The grug brained approach to development is very appealing. To me, the whole manifesto can be boiled down to: “do not over-engineer systems” and “do not pre-maturely optimize”. So simple, so clean, so pure.
I agree with the merits of this approach, but I don’t often see it in practice, even in my own work. Most managers I’ve worked with have emphasized the grug brained mantra. Engineers, while developing, will self-regulate to try to keep things simple. So why aren’t more projects certified as grug brained then? How do over-engineered systems still exist with so many well intentioned and mantra-aligned developers?
Sometimes the cause of over-engineering is a lack of experience or a desire to try out a new technology. But I think this is a small minority of cases. My personal driver of over-engineering is almost always a lack of certainty. A simple system requires absolute certainty about how a system will be used, whereas a complex system does not limit itself in this way.
A simple, grug brained, system has chosen many opinionated, irreversible design decisions. What I mean by irreversible is that changing or expanding them requires an amount of work akin to starting from scratch. No one wants to throw away or waste work, so you design systems that will cover potential future needs, or at least don’t close future doors, and this leads to an over-engineered system.
Imagining every conceivable eventuality and making decisions to support or not support these eventualities is both challenging and time consuming. In practice, teams don’t have time to do this sort of analysis, so they over-engineer instead. They design a system which is capable of handling those future unknowns, to save time in rebuilding everything in the future. I think over-engineering is nearly always a time-saving exercise in the face of extreme uncertainty.

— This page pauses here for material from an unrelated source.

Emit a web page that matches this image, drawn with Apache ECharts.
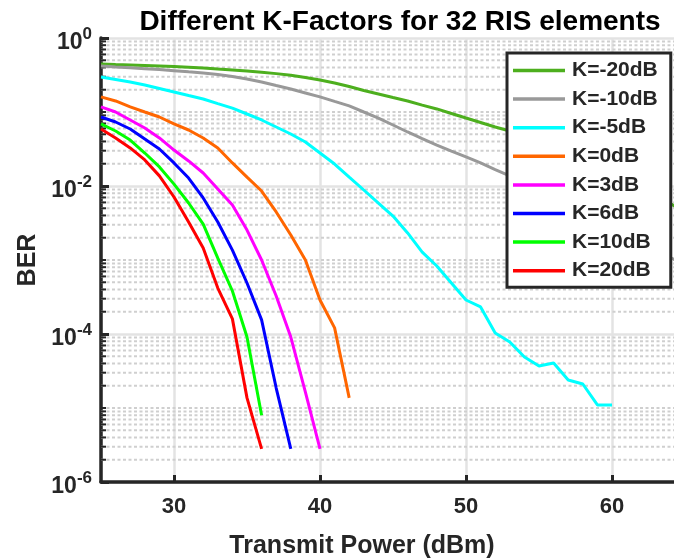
<!DOCTYPE html>
<html>
<head>
<meta charset="utf-8">
<script src="https://cdn.jsdelivr.net/npm/echarts@6/dist/echarts.min.js"></script>
<style>
  html, body { margin: 0; padding: 0; background: #fff; overflow: hidden; }
  #chart { width: 674px; height: 560px; }
</style>
</head>
<body>
<div id="chart"></div>
<script>
// Transmit power sweep (dBm)
const powerDbm = [25,26,27,28,29,30,31,32,33,34,35,36,37,38,39,40,41,42,43,44,45,46,47,48,49,50,51,52,53,54,55,56,57,58,59,60,61,62,63,64,65];

// BER per Rician K-factor
const berKm20 = [0.445,0.438,0.432,0.425,0.418,0.411,0.402,0.393,0.381,0.370,0.358,0.345,0.330,0.314,0.292,0.271,0.246,0.221,0.195,0.175,0.157,0.141,0.124,0.110,0.0955,0.0829,0.0721,0.0627,0.0554,0.0481,0.0418,0.0353,0.0293,0.0239,0.0195,0.0157,0.0124,0.00969,0.00755,0.00580,0.00438];
const berKm10 = [0.418,0.406,0.396,0.385,0.374,0.362,0.349,0.337,0.321,0.302,0.279,0.254,0.228,0.205,0.181,0.160,0.139,0.121,0.100,0.0829,0.0667,0.0537,0.0438,0.0358,0.0297,0.0247,0.0205,0.0167,0.0137,0.0110,0.00883,0.0070,0.00553,0.00438,0.00347,0.00275,0.00218,0.00172,0.00136,0.00108,0.000856];
const berKm5 = [0.297,0.275,0.254,0.232,0.208,0.186,0.167,0.150,0.130,0.113,0.094,0.078,0.0627,0.0504,0.0393,0.0279,0.0198,0.0132,0.00883,0.00589,0.00393,0.00232,0.00128,0.00083,0.000489,0.000288,0.000232,0.000103,0.000078,0.0000489,0.000037,0.0000406,0.0000239,0.0000211,0.000011,0.000011];
const berK0 = [0.160,0.141,0.117,0.100,0.0856,0.0689,0.0571,0.0446,0.0327,0.0205,0.0132,0.00855,0.00446,0.00218,0.001,0.000288,0.000121,0.0000137];
const berK3 = [0.117,0.100,0.078,0.0608,0.0446,0.0306,0.0218,0.0150,0.0091,0.00553,0.00254,0.001,0.000326,0.000091,0.0000164,0.0000028];
const berK6 = [0.0856,0.0733,0.0589,0.0432,0.0316,0.0205,0.0128,0.00689,0.00326,0.00136,0.000489,0.000155,0.0000186,0.0000028];
const berK10 = [0.0689,0.0554,0.0418,0.0279,0.0181,0.0106,0.00589,0.00306,0.00106,0.000381,0.000091,0.000008];
const berK20 = [0.0589,0.0446,0.0327,0.0225,0.0137,0.0071,0.00326,0.00145,0.000418,0.00016,0.0000137,0.0000028];

const seriesNames = ['K=-20dB','K=-10dB','K=-5dB','K=0dB','K=3dB','K=6dB','K=10dB','K=20dB'];
const seriesValues = [berKm20, berKm10, berKm5, berK0, berK3, berK6, berK10, berK20];
const seriesColors = ['#4DAF1E','#999999','#00FFFF','#FF6600','#FF00FF','#0000FF','#00FF00','#FF0000'];

// Axis ranges and tick labels
const xRange = [25, 65];
const xTickLabels = [30, 40, 50, 60];
const yDecades = [-6, -5, -4, -3, -2, -1];
const yMantissas = [1, 2, 3, 4, 5, 6, 7, 8, 9];
const yLabelledExponents = [0, -2, -4, -6];

const FONT = '"Liberation Sans", Arial, Helvetica, sans-serif';
const AXIS_COLOR = '#262626';

// minor log gridlines: every mantissa in each decade, except labelled decades
const minorGrid = [];
yDecades.forEach(e => {
  yMantissas.forEach(m => {
    if (m === 1 && yLabelledExponents.includes(e)) return;
    minorGrid.push([xRange[0], m * Math.pow(10, e)]);
  });
});

const lineSeries = seriesNames.map((name, i) => ({
  name: name,
  type: 'line',
  data: seriesValues[i].map((v, j) => [powerDbm[j], v]),
  showSymbol: false,
  symbol: 'none',
  lineStyle: { width: 3, color: seriesColors[i] },
  itemStyle: { color: seriesColors[i] },
  z: 3,
  clip: true
}));

const gridSeries = {
  type: 'custom',
  name: 'minor-grid',
  data: minorGrid,
  silent: true,
  z: 1,
  clip: true,
  renderItem: function (params, api) {
    const v = api.value(1);
    const p0 = api.coord([xRange[0], v]);
    const p1 = api.coord([xRange[1], v]);
    return {
      type: 'group',
      children: [
        { type: 'line', shape: { x1: p0[0], y1: p0[1], x2: p1[0], y2: p1[1] },
          style: { stroke: '#cfcfcf', lineWidth: 2, lineDash: [3, 2.5] } },
        { type: 'line', shape: { x1: p0[0], y1: p0[1], x2: p0[0] + 5, y2: p0[1] },
          style: { stroke: AXIS_COLOR, lineWidth: 2 } }
      ]
    };
  }
};

const chart = echarts.init(document.getElementById('chart'), null, { renderer: 'canvas', width: 674, height: 560 });
chart.setOption({
  animation: false,
  backgroundColor: '#ffffff',
  title: {
    text: 'Different K-Factors for 32 RIS elements',
    left: 395,
    top: 3,
    textAlign: 'center',
    textStyle: { fontFamily: FONT, fontSize: 28, fontWeight: 'bold', color: '#000000' }
  },
  grid: { left: 101, top: 38, width: 584, height: 444, outerBoundsMode: 'none', containLabel: false },
  legend: {
    data: seriesNames,
    orient: 'vertical',
    left: 507,
    top: 53,
    icon: 'rect',
    itemWidth: 52,
    itemHeight: 3.5,
    itemGap: 7.6,
    padding: [7, 13, 6, 6],
    backgroundColor: '#ffffff',
    borderColor: AXIS_COLOR,
    borderWidth: 3,
    textStyle: { fontFamily: FONT, fontSize: 21, fontWeight: 'bold', color: AXIS_COLOR, lineHeight: 21, padding: [0, 0, 0, 2] }
  },
  xAxis: {
    type: 'value',
    min: xRange[0],
    max: xRange[1],
    name: 'Transmit Power (dBm)',
    nameLocation: 'middle',
    nameGap: 52,
    nameTextStyle: { fontFamily: FONT, fontSize: 25, fontWeight: 'bold', color: AXIS_COLOR, padding: [0, 62, 0, 0] },
    axisLine: { lineStyle: { color: AXIS_COLOR, width: 3.5 } },
    axisTick: { inside: true, length: 7, lineStyle: { color: AXIS_COLOR, width: 3 } },
    axisLabel: {
      fontFamily: FONT, fontSize: 22, fontWeight: 'bold', color: AXIS_COLOR, margin: 14,
      showMinLabel: false, showMaxLabel: false,
      formatter: v => (xTickLabels.includes(v) ? String(v) : '')
    },
    splitLine: { show: true, lineStyle: { color: '#e3e3e3', width: 2.5 } }
  },
  yAxis: {
    type: 'log',
    logBase: 10,
    min: 1e-6,
    max: 1,
    interval: 2,
    name: 'BER',
    nameLocation: 'middle',
    nameGap: 60,
    nameRotate: 90,
    nameTextStyle: { fontFamily: FONT, fontSize: 25, fontWeight: 'bold', color: AXIS_COLOR },
    axisLine: { show: true, lineStyle: { color: AXIS_COLOR, width: 3.5 } },
    axisTick: { inside: true, length: 8, lineStyle: { color: AXIS_COLOR, width: 3 } },
    axisLabel: {
      margin: 9,
      formatter: function (v) {
        const e = Math.round(Math.log10(v));
        return '{b|10}{s|' + e + '}';
      },
      rich: {
        b: { fontFamily: FONT, fontSize: 23, fontWeight: 'bold', color: AXIS_COLOR, padding: [10, 0, 0, 0] },
        s: { fontFamily: FONT, fontSize: 17, fontWeight: 'bold', color: AXIS_COLOR, padding: [0, 0, 8, 0] }
      }
    },
    splitLine: { show: true, lineStyle: { color: '#e3e3e3', width: 2.5 } }
  },
  series: [gridSeries].concat(lineSeries)
});
</script>
</body>
</html>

Let’s talk through a couple of examples. Usually a local-only, personal script is easiest to grug certify as simple. Let’s think through the implicit certainty in a script that makes some figures for a post:
1. No one but me will ever run this script
2. This script will only ever work with one input csv that I create.
3. This script will only ever need to make one plot.
4. The script will work from my local environment on my personal laptop.
These limitations are amazing — you can avoid so much complexity assuming all of the above will always be true. If you lift any one of these requirements it amounts to hundreds of extra lines of code.
In a larger project, you need to make the similar decisions to keep your simplicity in tact. Let’s imagine we have an AI agent chat app. Maybe you say:
1. We will have a max of 1 million users.
2. Only 1000 users will ever be simultaneously using the application.
3. Users don’t need to save conversations more than 7 days.
4. Users lose the current conversations on reconnection.
5. Users will only ever wait 5 seconds for an agent tool call.
6. Tool calls will always be IO bound.
7. Users can only upload pdfs, no other file types.
Pretty much all of the above lead to irreversible design decisions, that, if committed to, will allow for a pretty simple application. If you don’t commit fully and want to leave yourself open to eliminating one of these above requirements then you’re gonna end up making a lot more code, and different infrastructural choices.
So how can we make teams or projects more grug brained? It’s actually pretty easy, just create certainty. To be clear, you can’t create certainty in actuality, but you absolutely can in making the requirements for a system. Just be very opinionated, and tell your team that no user ever needs a response in less than 1 second, or that users will never have access to conversation histories, or that you’ll never have more than 1,000 writes per second to your backend. You’ll likely be wrong about these things, and then need to redesign your system. But I think you’ll net out as having saved time as your redesigns will happen when you have more certainty in your system’s usage.